Pensioners in Greece receive an average 882 euros per month, 713 euros from basic pension and 169 euros from supplementary pensions, while 12.4 percent live below poverty level, according to Eurostat figures.
Average pension in Europe ranges from 250 to 1,500 euros per month, while 12.6 percent of pensioners below poverty level in 2013.
Greece has 2.6 million pensioners receiving an average 882 euros per month. Portugal is close with 2.5 million pensioners who get 833 euros per month. In Spain, the average pension is 1,021, granted to 5.6 million pensioners.
Pensions are significantly lower in eastern European countries. In Lithuania it is 242 euros per month, in Slovakia 408 euros and in Poland 504 euros.
In France, the average pension was 1,032 euros last year for the 13.7 million pensioners of the private sector. There is also a 25 percent supplementary pension and over 50 percent in supplementary pension for high executives.
In Germany, the average pension in 2013 was 760.43 euro, with supplementary pensions provided by employers. In 2011 — since there are no recent figures — the average combined pension was 1,576 euros for men and 1,302 for women in the western part of Germany, while in the eastern part the average pension was 1,303 euros and 1,219 euros respectively.
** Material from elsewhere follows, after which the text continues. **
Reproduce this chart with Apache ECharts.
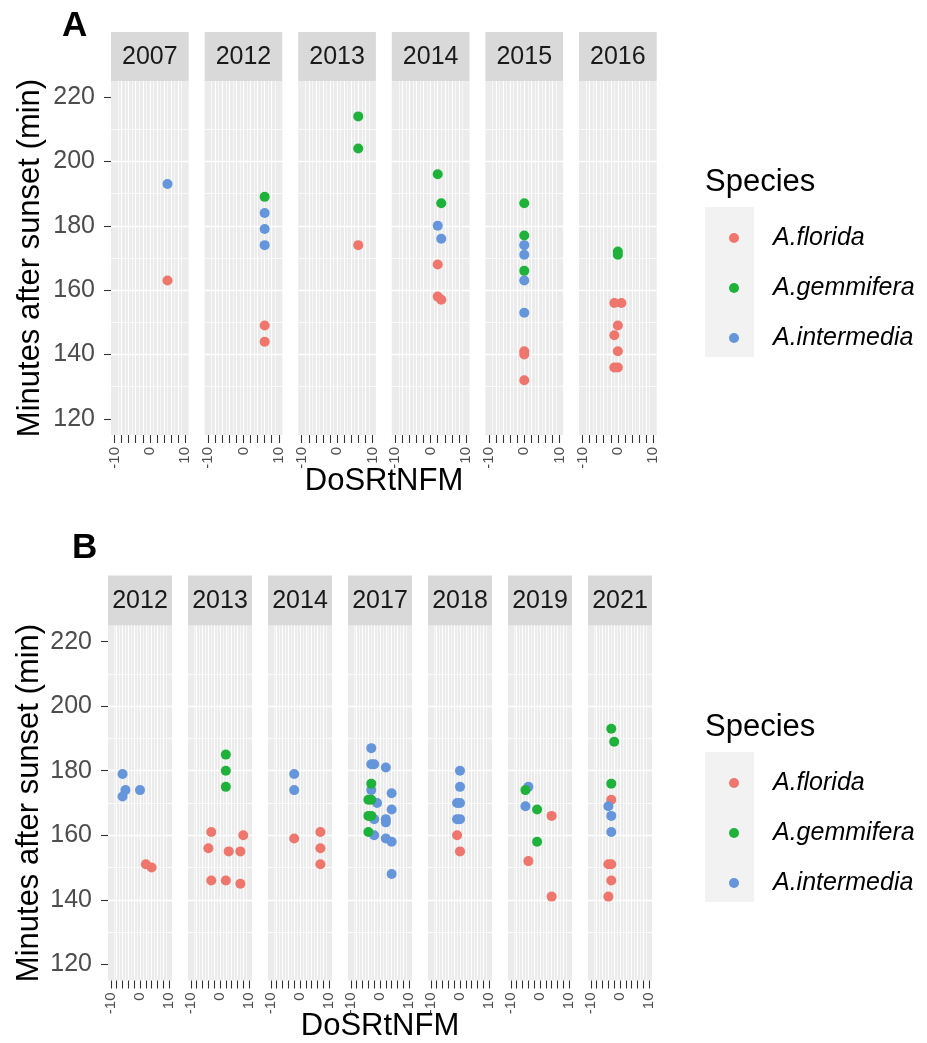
<!DOCTYPE html>
<html><head><meta charset="utf-8">
<script src="https://cdn.jsdelivr.net/npm/echarts@6/dist/echarts.min.js"></script>
<style>html,body{margin:0;padding:0;background:#fff}#c{width:927px;height:1043px}</style>
</head><body><div id="c"></div>
<script>
// ---------------- DATA ----------------
const speciesNames = ['A.florida', 'A.gemmifera', 'A.intermedia'];
const yearsA = ['2007', '2012', '2013', '2014', '2015', '2016'];
const yearsB = ['2012', '2013', '2014', '2017', '2018', '2019', '2021'];
const xTickVals = [-10, -8, -6, -4, -2, 0, 2, 4, 6, 8, 10];
const xLabelVals = [-10, 0, 10];
const yTickVals = [120, 140, 160, 180, 200, 220];

// [year, DoSRtNFM, minutes after sunset]
const floridaA = [
  ['2007', 5, 163],
  ['2012', 6, 149], ['2012', 6, 144],
  ['2013', 6, 174],
  ['2014', 2, 168], ['2014', 2, 158], ['2014', 3, 157],
  ['2015', 0, 141], ['2015', 0, 140], ['2015', 0, 132],
  ['2016', -1, 156], ['2016', 1, 156], ['2016', 0, 149], ['2016', -1, 146], ['2016', 0, 141], ['2016', -1, 136], ['2016', 0, 136]
];
const gemmiferaA = [
  ['2012', 6, 189],
  ['2013', 6, 214], ['2013', 6, 204],
  ['2014', 2, 196], ['2014', 3, 187],
  ['2015', 0, 187], ['2015', 0, 177], ['2015', 0, 166],
  ['2016', 0, 172], ['2016', 0, 171]
];
const intermediaA = [
  ['2007', 5, 193],
  ['2012', 6, 184], ['2012', 6, 179], ['2012', 6, 174],
  ['2014', 2, 180], ['2014', 3, 176],
  ['2015', 0, 174], ['2015', 0, 171], ['2015', 0, 163], ['2015', 0, 153]
];
const floridaB = [
  ['2012', 2, 151], ['2012', 4, 150],
  ['2013', -3, 161], ['2013', -4, 156], ['2013', 3, 155], ['2013', 7, 155], ['2013', 8, 160], ['2013', -3, 146], ['2013', 2, 146], ['2013', 7, 145],
  ['2014', -2, 159], ['2014', 7, 161], ['2014', 7, 156], ['2014', 7, 151],
  ['2018', -1, 160], ['2018', 0, 155],
  ['2019', 4, 166], ['2019', -4, 152], ['2019', 4, 141],
  ['2021', -3, 171], ['2021', -4, 151], ['2021', -3, 151], ['2021', -3, 146], ['2021', -4, 141]
];
const gemmiferaB = [
  ['2013', 2, 185], ['2013', 2, 180], ['2013', 2, 175],
  ['2017', -3, 176], ['2017', -4, 171], ['2017', -3, 171], ['2017', -4, 166], ['2017', -3, 166], ['2017', -4, 161],
  ['2019', -5, 174], ['2019', -1, 168], ['2019', -1, 158],
  ['2021', -3, 193], ['2021', -2, 189], ['2021', -3, 176]
];
const intermediaB = [
  ['2012', -6, 179], ['2012', -5, 174], ['2012', -6, 172], ['2012', 0, 174],
  ['2014', -2, 179], ['2014', -2, 174],
  ['2017', -3, 187], ['2017', -3, 182], ['2017', -2, 182], ['2017', 2, 181], ['2017', -3, 174], ['2017', 4, 173], ['2017', -1, 170],
  ['2017', 4, 168], ['2017', -2, 165], ['2017', 2, 165], ['2017', 2, 164], ['2017', -2, 160], ['2017', 2, 159], ['2017', 4, 158], ['2017', 4, 148],
  ['2018', 0, 180], ['2018', 0, 175], ['2018', -1, 170], ['2018', 0, 170], ['2018', -1, 165], ['2018', 0, 165],
  ['2019', -4, 175], ['2019', -5, 169],
  ['2021', -4, 169], ['2021', -3, 166], ['2021', -3, 161]
];

// ---------------- STYLE / LAYOUT ----------------
const FONT = '"Liberation Sans", Arial, sans-serif';
const COLORS = {'A.florida': '#EF766C', 'A.gemmifera': '#1FB23B', 'A.intermedia': '#6595DA'};
const DRAW_ORDER = [0, 2, 1]; // florida, intermedia, gemmifera (top)

const rows = [
  {years: yearsA, data: [floridaA, gemmiferaA, intermediaA], left0: 111, pitch: 93.6, width: 77.7,
   top: 81, height: 354, stripH: 49, label: 'A', labelX: 62, labelY: 26,
   titleX: 384, titleY: 481, ytitleX: 30, ytitleY: 258, legendTop: 218, keyTop: 207, speciesY: 182},
  {years: yearsB, data: [floridaB, gemmiferaB, intermediaB], left0: 108, pitch: 80, width: 64,
   top: 625.5, height: 355, stripH: 50, label: 'B', labelX: 72, labelY: 548,
   titleX: 380, titleY: 1026, ytitleX: 29, ytitleY: 803, legendTop: 763, keyTop: 752, speciesY: 727}
];

const grid = [], xAxis = [], yAxis = [], series = [], graphic = [], legend = [];
let g = 0;
rows.forEach(function (row) {
  row.years.forEach(function (year, i) {
    const left = row.left0 + i * row.pitch;
    const first = i === 0;
    grid.push({left: left, top: row.top, width: row.width, height: row.height, show: true,
      backgroundColor: '#EBEBEB', borderWidth: 0, containLabel: false});
    xAxis.push({
      gridIndex: g, type: 'value', position: 'bottom', min: -11, max: 11, minInterval: 2, maxInterval: 2,
      axisLine: {show: false, onZero: false},
      axisTick: {show: true, customValues: xTickVals, length: 8, lineStyle: {color: '#333333', width: 1.1}},
      axisLabel: {show: true, customValues: xLabelVals, rotate: 90, fontSize: 15, color: '#4D4D4D', margin: 12, fontFamily: FONT},
      splitLine: {show: true, showMinLine: false, showMaxLine: false, lineStyle: {color: '#FFFFFF', width: 1.1}},
      minorTick: {show: false, splitNumber: 2},
      minorSplitLine: {show: true, lineStyle: {color: '#FFFFFF', width: 0.6}}
    });
    yAxis.push({
      gridIndex: g, type: 'value', position: 'left', min: 115, max: 225, minInterval: 20, maxInterval: 20,
      axisLine: {show: false, onZero: false},
      axisTick: {show: first, customValues: yTickVals, length: 7, lineStyle: {color: '#333333', width: 1.1}},
      axisLabel: {show: first, customValues: yTickVals, fontSize: 25, color: '#4D4D4D', margin: 16, fontFamily: FONT},
      splitLine: {show: true, showMinLine: false, showMaxLine: false, lineStyle: {color: '#FFFFFF', width: 1.4}},
      minorTick: {show: false, splitNumber: 2},
      minorSplitLine: {show: true, lineStyle: {color: '#FFFFFF', width: 0.7}}
    });
    DRAW_ORDER.forEach(function (s) {
      const name = speciesNames[s];
      series.push({
        type: 'scatter', name: name, xAxisIndex: g, yAxisIndex: g,
        symbol: 'circle', symbolSize: 10, silent: true,
        itemStyle: {color: COLORS[name], opacity: 1},
        data: row.data[s].filter(function (d) { return d[0] === year; }).map(function (d) { return [d[1], d[2]]; })
      });
    });
    // strip
    graphic.push({type: 'rect', shape: {x: left, y: row.top - row.stripH, width: row.width, height: row.stripH},
      style: {fill: '#D9D9D9'}, silent: true});
    graphic.push({type: 'text', x: left + row.width / 2, y: row.top - row.stripH / 2 + 1,
      style: {text: year, font: '25px ' + FONT, fill: '#1A1A1A', align: 'center', verticalAlign: 'middle'}, silent: true});
    g++;
  });
  // panel letter
  graphic.push({type: 'text', x: row.labelX, y: row.labelY,
    style: {text: row.label, font: 'bold 35px ' + FONT, fill: '#000', align: 'left', verticalAlign: 'middle'}, silent: true});
  // axis titles
  graphic.push({type: 'text', x: row.titleX, y: row.titleY,
    style: {text: 'DoSRtNFM', font: '31px ' + FONT, fill: '#000', align: 'center', verticalAlign: 'middle'}, silent: true});
  graphic.push({type: 'text', x: row.ytitleX, y: row.ytitleY, rotation: Math.PI / 2,
    style: {text: 'Minutes after sunset (min)', font: '31px ' + FONT, fill: '#000', align: 'center', verticalAlign: 'middle'}, silent: true});
  // legend title + key background
  graphic.push({type: 'text', x: 705, y: row.speciesY,
    style: {text: 'Species', font: '31px ' + FONT, fill: '#000', align: 'left', verticalAlign: 'middle'}, silent: true});
  graphic.push({type: 'rect', z: -1, shape: {x: 705, y: row.keyTop, width: 49, height: 150},
    style: {fill: '#F2F2F2'}, silent: true});
  legend.push({
    orient: 'vertical', left: 724, top: row.legendTop, itemWidth: 10, itemHeight: 10, itemGap: 20,
    icon: 'circle', selectedMode: false, data: speciesNames,
    textStyle: {fontSize: 25, fontStyle: 'italic', color: '#000', fontFamily: FONT, lineHeight: 30, padding: [0, 0, 0, 29]}
  });
});

const chart = echarts.init(document.getElementById('c'), null, {renderer: 'canvas'});
chart.setOption({
  animation: false,
  backgroundColor: '#FFFFFF',
  grid: grid, xAxis: xAxis, yAxis: yAxis, series: series, legend: legend, graphic: graphic
});
</script>
</body></html>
The Netherlands, Luxembourg, Hungary, Czech Republic and Slovakia have 5-6 percent of their pensioners living below poverty level. In France it is about 8 percent, 10-11 percent in Ireland, Spain, Poland and Italy, while in Greece 12.4 of pensioners live below poverty level.
Germany has 15 percent of its pensioners living below poverty level, Belgium and Finland 17 percent, Sweden 17.6 percent, Bulgaria 25.9 percent and Estonia 27.1 percent, according to Eurostat.
In Eurozone countries, a pensioner receives 56 percent of his wages when he was working, according to 2013 figures. This percentage has increased in some countries due to salary cuts. In Greece it went up to 41 percent in 2008 and 60 percent in 2013.